The Coming Week’s Daf Yomi by Rabbi Adin Steinsaltz

This essay is based upon the insights and chidushim (original ideas) of Talmudic scholar Rabbi Adin Steinsaltz, as published in the Hebrew version of the Steinsaltz Edition of the Talmud.

This month’s Steinsaltz Daf Yomi is sponsored by Dr. and Mrs. Alan Harris, The Lewy Family Foundation, and Marilyn and Edward Kaplan

 

Ketubot 97a-b

The main focus of the eleventh perek of Masechet Ketubot is the ability that a widow has to collect what is owed to her from her late husband’s estate. Generally speaking there are two monetary claims that a widow has on the estate:

  1. Mezonot – support for purchase of food
  2. Ketubah – payment of the monies promised in the wedding contract

A widow is entitled to mezonot until such time as she collects her ketubah. Once the ketubah is paid, the heirs to the estate have no other obligations to her.

While she receives mezonot from the estate, she does not need to go and receive a stipend on a daily basis; rather she has the right to sell her late husband’s property in order to support herself. In the context of this discussion, the Gemara raises a general question dealing with assumptions that are made at the time of a sale. What if a person sells property because he needs the money for a certain project or purchase, and then discovers that the project or purchase has fallen through? Can he insist on calling off the sale of his property with the claim that it was a mistaken sale?

The Gemara brings a number of cases that can act as possible sources for a ruling on this question, concluding with the statement that the seller can call off the deal if it turns out that he did not need the money from the sale. Rashi limits this rule to situations where it was clear to all parties involved that the sale was only taking place because of the particular need that the seller had at that time. Most of the rishonim follow the position presented by Rav Hai Gaon that even that case will fall into the category of devarim she-ba-lev – something in a person’s heart that is unknown to others and cannot impact on a sale. According to Rav Hai Gaon, the Gemara’s question is in a case where the seller clearly states at the time of the sale that his intention was to do something specific with the proceeds, but did not make it a condition of the sale. It is only in such a case that we can allow the sale to be cancelled.


Ketubot 98a-b

We have already learned that a widow is entitled to mezonot – support for purchase of food – until such time as she collects her ketubah. During this time, she does not necessarily receive a daily stipend, rather she can sell her late husband’s property in order to support herself.

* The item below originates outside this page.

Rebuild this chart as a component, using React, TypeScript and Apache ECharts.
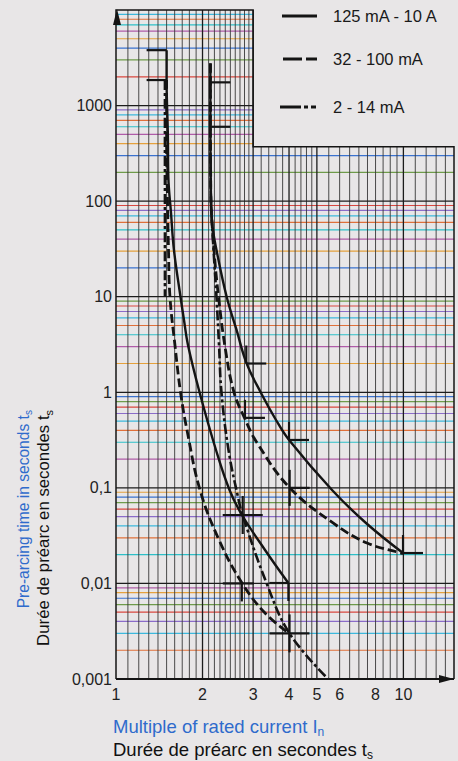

In our Gemara, Rava‘s son Rabbah asked Rav Yosef whether a woman who sells her late husband’s land in order to have money to feed herself will be obligated to take an oath in court. Rashi understands that the oath under discussion is a question of whether the widow may have taken more money than she deserved. Tosafot explain that she is being asked whether she is certain that she sold the property at its true value and not at a discount.

Given that she is only permitted to sell it in the presence of three people, some ask why there would be any need for her to take an oath.

The Ramban answers that the need for three people is only when establishing the value of the property. Once the value of the property has been established, the widow searches for buyers, and it is possible that she will find someone who is willing to pay more than the estimated price. It would then be necessary for her to swear that she did not take more money than she was permitted to, something that she would not have needed to do had the estimate and sale taken place under the supervision of the courts.

The Ramban then offers a different approach to the need to take an oath in this case. He argues that the oath discussed in our Gemara is the same oath that we always make the widow take before collecting her ketubah from the orphans – that she did not receive any payments from her husband towards the ketubah payment while he was still alive. Such an oath is necessary because we assume that the orphans do not know the details of their father’s business, so anyone who comes with a claim against the estate cannot collect without taking such an oath. The Gemara’s question in our case is whether the widow needs to take this oath before she sells any of the property, or, perhaps, she can first sell property for her needs, and only take the oath at a later time.


Ketubot 99a-b

The Jewish court has the ability to sell properties owned by an estate in order to pay debts owed by the individual who passed away. This includes outstanding loans, payment of the ketubah, etc. Generally speaking this was done by means of an announcement that the court has properties for sale – effectively a public auction – which would invite people to come and view the properties, establishing their value.

Under certain circumstances, such as selling to feed the widow or to arrange for her burial, a sale of estate property may take place without such an announcement. Similarly there were places where it was commonplace for the court to arrange the sale of property without such an announcement. Our Mishna discusses a case where the sale took place without such an announcement, and a significant error is made. According to the Tanna Kamma, if the error was a sixth of the value of the property, the sale is automatically nullified because of the law of ona’ah. According to Rabbi Shimon ben Gamliel, however, Jewish courts have the strength to effect a sale, even if the discrepancy is a sixth of the actual value of the property.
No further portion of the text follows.